## Start INFORMATION SHOWN

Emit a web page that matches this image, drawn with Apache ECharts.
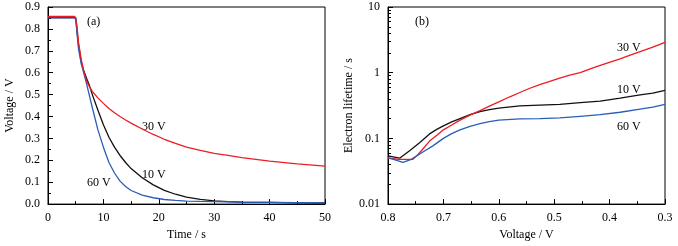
<!DOCTYPE html>
<html>
<head>
<meta charset="utf-8">
<script src="https://cdn.jsdelivr.net/npm/echarts@6/dist/echarts.min.js"></script>
<style>
  html, body { margin: 0; padding: 0; background: #fff; }
  #chart { width: 678px; height: 246px; }
</style>
</head>
<body>
<div id="chart"></div>
<script>
// panel (a): open-circuit voltage decay
const timeRed = [0, 4.8, 5.0, 5.2, 5.5, 6, 6.5, 7, 7.5, 8, 9, 10, 11, 12, 13, 14, 15, 17, 19, 21, 23, 25, 27.5, 30, 32.5, 35, 40, 45, 50];
const red30V  = [0.857, 0.857, 0.863, 0.82, 0.74, 0.66, 0.60, 0.56, 0.535, 0.515, 0.485, 0.46, 0.437, 0.417, 0.40, 0.384, 0.37, 0.343, 0.318, 0.296, 0.277, 0.26, 0.245, 0.232, 0.222, 0.212, 0.196, 0.184, 0.173];

const timeA = [0, 5, 5.2, 5.5, 6, 6.5, 7, 7.5, 8, 9, 10, 11, 12, 13, 14, 15, 17, 19, 21, 23, 25, 27.5, 30, 32.5, 35, 40, 45, 50];
const black10V = [0.852, 0.852, 0.80, 0.73, 0.65, 0.605, 0.572, 0.54, 0.50, 0.43, 0.362, 0.305, 0.26, 0.222, 0.19, 0.162, 0.12, 0.088, 0.063, 0.045, 0.032, 0.022, 0.015, 0.011, 0.009, 0.008, 0.006, 0.005];
const blue60V  = [0.85, 0.85, 0.79, 0.71, 0.64, 0.595, 0.545, 0.493, 0.44, 0.34, 0.26, 0.19, 0.142, 0.105, 0.08, 0.062, 0.041, 0.029, 0.021, 0.017, 0.014, 0.012, 0.011, 0.010, 0.009, 0.008, 0.007, 0.006];

// panel (b): electron lifetime vs voltage
const voltRed = [0.8, 0.79, 0.78, 0.77, 0.755, 0.745, 0.737, 0.725, 0.71, 0.7, 0.685, 0.67, 0.652, 0.634, 0.617, 0.6, 0.58, 0.562, 0.544, 0.526, 0.508, 0.49, 0.472, 0.453, 0.435, 0.417, 0.399, 0.381, 0.363, 0.345, 0.322, 0.3];
const tauRed  = [0.050, 0.049, 0.048, 0.048, 0.048, 0.058, 0.069, 0.091, 0.115, 0.135, 0.16, 0.19, 0.226, 0.265, 0.31, 0.36, 0.43, 0.5, 0.58, 0.66, 0.74, 0.83, 0.92, 1.0, 1.14, 1.29, 1.45, 1.62, 1.85, 2.1, 2.45, 2.9];
const voltBlack = [0.8, 0.779, 0.761, 0.743, 0.725, 0.712, 0.7, 0.685, 0.67, 0.652, 0.634, 0.617, 0.6, 0.562, 0.526, 0.49, 0.453, 0.417, 0.381, 0.345, 0.322, 0.3];
const tauBlack  = [0.054, 0.05, 0.065, 0.086, 0.117, 0.137, 0.155, 0.178, 0.2, 0.23, 0.255, 0.275, 0.288, 0.312, 0.322, 0.33, 0.35, 0.37, 0.41, 0.46, 0.49, 0.54];
const voltBlue = [0.8, 0.773, 0.758, 0.737, 0.719, 0.7, 0.685, 0.67, 0.652, 0.634, 0.617, 0.6, 0.562, 0.526, 0.49, 0.453, 0.417, 0.381, 0.345, 0.322, 0.3];
const tauBlue  = [0.051, 0.043, 0.048, 0.062, 0.077, 0.1, 0.118, 0.135, 0.153, 0.168, 0.18, 0.19, 0.198, 0.2, 0.205, 0.217, 0.23, 0.25, 0.28, 0.3, 0.33];

const RED = '#ec1c24';
const BLUE = '#2a5db8';
const BLACK = '#111111';
const FONT = '"Liberation Serif", "DejaVu Serif", serif';

const pairs = (xs, ys) => xs.map((x, i) => [x, ys[i]]);

function axisCommon() {
  return {
    axisLine: { show: true, onZero: false, lineStyle: { color: '#000', width: 1 } },
    axisTick: { show: true, inside: true, length: 5, lineStyle: { color: '#000' } },
    minorTick: { show: true, splitNumber: 2, length: 3, lineStyle: { color: '#000' } },
    splitLine: { show: false },
    axisLabel: { color: '#000', fontFamily: FONT, fontSize: 12 },
    nameTextStyle: { color: '#000', fontFamily: FONT, fontSize: 12 },
  };
}

function lineSeries(name, data, color, xi, yi) {
  return {
    name, type: 'line', data,
    xAxisIndex: xi, yAxisIndex: yi,
    showSymbol: false, symbol: 'none',
    smooth: false,
    lineStyle: { color, width: 1.3 },
    z: 3,
  };
}

function txt(x, y, text) {
  return { type: 'text', left: x, top: y, style: { text, fill: '#000', font: '12px ' + FONT } };
}

const chart = echarts.init(document.getElementById('chart'));
chart.setOption({
  animation: false,
  grid: [
    { left: 48, right: 353, top: 7, bottom: 34, show: true, borderColor: '#000', borderWidth: 1 },
    { left: 388, right: 13, top: 7, bottom: 34, show: true, borderColor: '#000', borderWidth: 1 },
  ],
  xAxis: [
    Object.assign(axisCommon(), {
      gridIndex: 0, type: 'value', min: 0, max: 50, interval: 10,
      name: 'Time / s', nameLocation: 'middle', nameGap: 22,
    }),
    Object.assign(axisCommon(), {
      gridIndex: 1, type: 'value', min: 0.3, max: 0.8, interval: 0.1, inverse: true,
      name: 'Voltage / V', nameLocation: 'middle', nameGap: 22,
      axisLabel: { color: '#000', fontFamily: FONT, fontSize: 12, formatter: v => v.toFixed(1) },
    }),
  ],
  yAxis: [
    Object.assign(axisCommon(), {
      gridIndex: 0, type: 'value', min: 0, max: 0.9, interval: 0.1,
      name: 'Voltage / V', nameLocation: 'middle', nameGap: 32,
      axisLabel: { color: '#000', fontFamily: FONT, fontSize: 12, formatter: v => v.toFixed(1) },
    }),
    Object.assign(axisCommon(), {
      gridIndex: 1, type: 'log', logBase: 10, min: 0.01, max: 10,
      name: 'Electron lifetime / s', nameLocation: 'middle', nameGap: 32,
      minorTick: { show: true, splitNumber: 9, length: 3, lineStyle: { color: '#000' } },
    }),
  ],
  graphic: [
    txt(87, 16, '(a)'),
    txt(142, 121, '30 V'),
    txt(142, 169, '10 V'),
    txt(87, 177, '60 V'),
    txt(415, 16, '(b)'),
    txt(617, 42, '30 V'),
    txt(617, 84, '10 V'),
    txt(617, 121, '60 V'),
  ],
  series: [
    lineSeries('10 V', pairs(timeA, black10V), BLACK, 0, 0),
    lineSeries('60 V', pairs(timeA, blue60V), BLUE, 0, 0),
    lineSeries('30 V', pairs(timeRed, red30V), RED, 0, 0),
    lineSeries('10 V b', pairs(voltBlack, tauBlack), BLACK, 1, 1),
    lineSeries('30 V b', pairs(voltRed, tauRed), RED, 1, 1),
    lineSeries('60 V b', pairs(voltBlue, tauBlue), BLUE, 1, 1),
  ],
});
</script>
</body>
</html>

## End INFORMATION SHOWN

## [PROBLEM TO SOLVE]
Without the pictures, write out the whole listing above exactly as it appears.

## [CORRECT RESULT]
Emit a web page that matches this image, drawn with Apache ECharts.
<!DOCTYPE html>
<html>
<head>
<meta charset="utf-8">
<script src="https://cdn.jsdelivr.net/npm/echarts@6/dist/echarts.min.js"></script>
<style>
  html, body { margin: 0; padding: 0; background: #fff; }
  #chart { width: 678px; height: 246px; }
</style>
</head>
<body>
<div id="chart"></div>
<script>
// panel (a): open-circuit voltage decay
const timeRed = [0, 4.8, 5.0, 5.2, 5.5, 6, 6.5, 7, 7.5, 8, 9, 10, 11, 12, 13, 14, 15, 17, 19, 21, 23, 25, 27.5, 30, 32.5, 35, 40, 45, 50];
const red30V  = [0.857, 0.857, 0.863, 0.82, 0.74, 0.66, 0.60, 0.56, 0.535, 0.515, 0.485, 0.46, 0.437, 0.417, 0.40, 0.384, 0.37, 0.343, 0.318, 0.296, 0.277, 0.26, 0.245, 0.232, 0.222, 0.212, 0.196, 0.184, 0.173];

const timeA = [0, 5, 5.2, 5.5, 6, 6.5, 7, 7.5, 8, 9, 10, 11, 12, 13, 14, 15, 17, 19, 21, 23, 25, 27.5, 30, 32.5, 35, 40, 45, 50];
const black10V = [0.852, 0.852, 0.80, 0.73, 0.65, 0.605, 0.572, 0.54, 0.50, 0.43, 0.362, 0.305, 0.26, 0.222, 0.19, 0.162, 0.12, 0.088, 0.063, 0.045, 0.032, 0.022, 0.015, 0.011, 0.009, 0.008, 0.006, 0.005];
const blue60V  = [0.85, 0.85, 0.79, 0.71, 0.64, 0.595, 0.545, 0.493, 0.44, 0.34, 0.26, 0.19, 0.142, 0.105, 0.08, 0.062, 0.041, 0.029, 0.021, 0.017, 0.014, 0.012, 0.011, 0.010, 0.009, 0.008, 0.007, 0.006];

// panel (b): electron lifetime vs voltage
const voltRed = [0.8, 0.79, 0.78, 0.77, 0.755, 0.745, 0.737, 0.725, 0.71, 0.7, 0.685, 0.67, 0.652, 0.634, 0.617, 0.6, 0.58, 0.562, 0.544, 0.526, 0.508, 0.49, 0.472, 0.453, 0.435, 0.417, 0.399, 0.381, 0.363, 0.345, 0.322, 0.3];
const tauRed  = [0.050, 0.049, 0.048, 0.048, 0.048, 0.058, 0.069, 0.091, 0.115, 0.135, 0.16, 0.19, 0.226, 0.265, 0.31, 0.36, 0.43, 0.5, 0.58, 0.66, 0.74, 0.83, 0.92, 1.0, 1.14, 1.29, 1.45, 1.62, 1.85, 2.1, 2.45, 2.9];
const voltBlack = [0.8, 0.779, 0.761, 0.743, 0.725, 0.712, 0.7, 0.685, 0.67, 0.652, 0.634, 0.617, 0.6, 0.562, 0.526, 0.49, 0.453, 0.417, 0.381, 0.345, 0.322, 0.3];
const tauBlack  = [0.054, 0.05, 0.065, 0.086, 0.117, 0.137, 0.155, 0.178, 0.2, 0.23, 0.255, 0.275, 0.288, 0.312, 0.322, 0.33, 0.35, 0.37, 0.41, 0.46, 0.49, 0.54];
const voltBlue = [0.8, 0.773, 0.758, 0.737, 0.719, 0.7, 0.685, 0.67, 0.652, 0.634, 0.617, 0.6, 0.562, 0.526, 0.49, 0.453, 0.417, 0.381, 0.345, 0.322, 0.3];
const tauBlue  = [0.051, 0.043, 0.048, 0.062, 0.077, 0.1, 0.118, 0.135, 0.153, 0.168, 0.18, 0.19, 0.198, 0.2, 0.205, 0.217, 0.23, 0.25, 0.28, 0.3, 0.33];

const RED = '#ec1c24';
const BLUE = '#2a5db8';
const BLACK = '#111111';
const FONT = '"Liberation Serif", "DejaVu Serif", serif';

const pairs = (xs, ys) => xs.map((x, i) => [x, ys[i]]);

function axisCommon() {
  return {
    axisLine: { show: true, onZero: false, lineStyle: { color: '#000', width: 1 } },
    axisTick: { show: true, inside: true, length: 5, lineStyle: { color: '#000' } },
    minorTick: { show: true, splitNumber: 2, length: 3, lineStyle: { color: '#000' } },
    splitLine: { show: false },
    axisLabel: { color: '#000', fontFamily: FONT, fontSize: 12 },
    nameTextStyle: { color: '#000', fontFamily: FONT, fontSize: 12 },
  };
}

function lineSeries(name, data, color, xi, yi) {
  return {
    name, type: 'line', data,
    xAxisIndex: xi, yAxisIndex: yi,
    showSymbol: false, symbol: 'none',
    smooth: false,
    lineStyle: { color, width: 1.3 },
    z: 3,
  };
}

function txt(x, y, text) {
  return { type: 'text', left: x, top: y, style: { text, fill: '#000', font: '12px ' + FONT } };
}

const chart = echarts.init(document.getElementById('chart'));
chart.setOption({
  animation: false,
  grid: [
    { left: 48, right: 353, top: 7, bottom: 34, show: true, borderColor: '#000', borderWidth: 1 },
    { left: 388, right: 13, top: 7, bottom: 34, show: true, borderColor: '#000', borderWidth: 1 },
  ],
  xAxis: [
    Object.assign(axisCommon(), {
      gridIndex: 0, type: 'value', min: 0, max: 50, interval: 10,
      name: 'Time / s', nameLocation: 'middle', nameGap: 22,
    }),
    Object.assign(axisCommon(), {
      gridIndex: 1, type: 'value', min: 0.3, max: 0.8, interval: 0.1, inverse: true,
      name: 'Voltage / V', nameLocation: 'middle', nameGap: 22,
      axisLabel: { color: '#000', fontFamily: FONT, fontSize: 12, formatter: v => v.toFixed(1) },
    }),
  ],
  yAxis: [
    Object.assign(axisCommon(), {
      gridIndex: 0, type: 'value', min: 0, max: 0.9, interval: 0.1,
      name: 'Voltage / V', nameLocation: 'middle', nameGap: 32,
      axisLabel: { color: '#000', fontFamily: FONT, fontSize: 12, formatter: v => v.toFixed(1) },
    }),
    Object.assign(axisCommon(), {
      gridIndex: 1, type: 'log', logBase: 10, min: 0.01, max: 10,
      name: 'Electron lifetime / s', nameLocation: 'middle', nameGap: 32,
      minorTick: { show: true, splitNumber: 9, length: 3, lineStyle: { color: '#000' } },
    }),
  ],
  graphic: [
    txt(87, 16, '(a)'),
    txt(142, 121, '30 V'),
    txt(142, 169, '10 V'),
    txt(87, 177, '60 V'),
    txt(415, 16, '(b)'),
    txt(617, 42, '30 V'),
    txt(617, 84, '10 V'),
    txt(617, 121, '60 V'),
  ],
  series: [
    lineSeries('10 V', pairs(timeA, black10V), BLACK, 0, 0),
    lineSeries('60 V', pairs(timeA, blue60V), BLUE, 0, 0),
    lineSeries('30 V', pairs(timeRed, red30V), RED, 0, 0),
    lineSeries('10 V b', pairs(voltBlack, tauBlack), BLACK, 1, 1),
    lineSeries('30 V b', pairs(voltRed, tauRed), RED, 1, 1),
    lineSeries('60 V b', pairs(voltBlue, tauBlue), BLUE, 1, 1),
  ],
});
</script>
</body>
</html>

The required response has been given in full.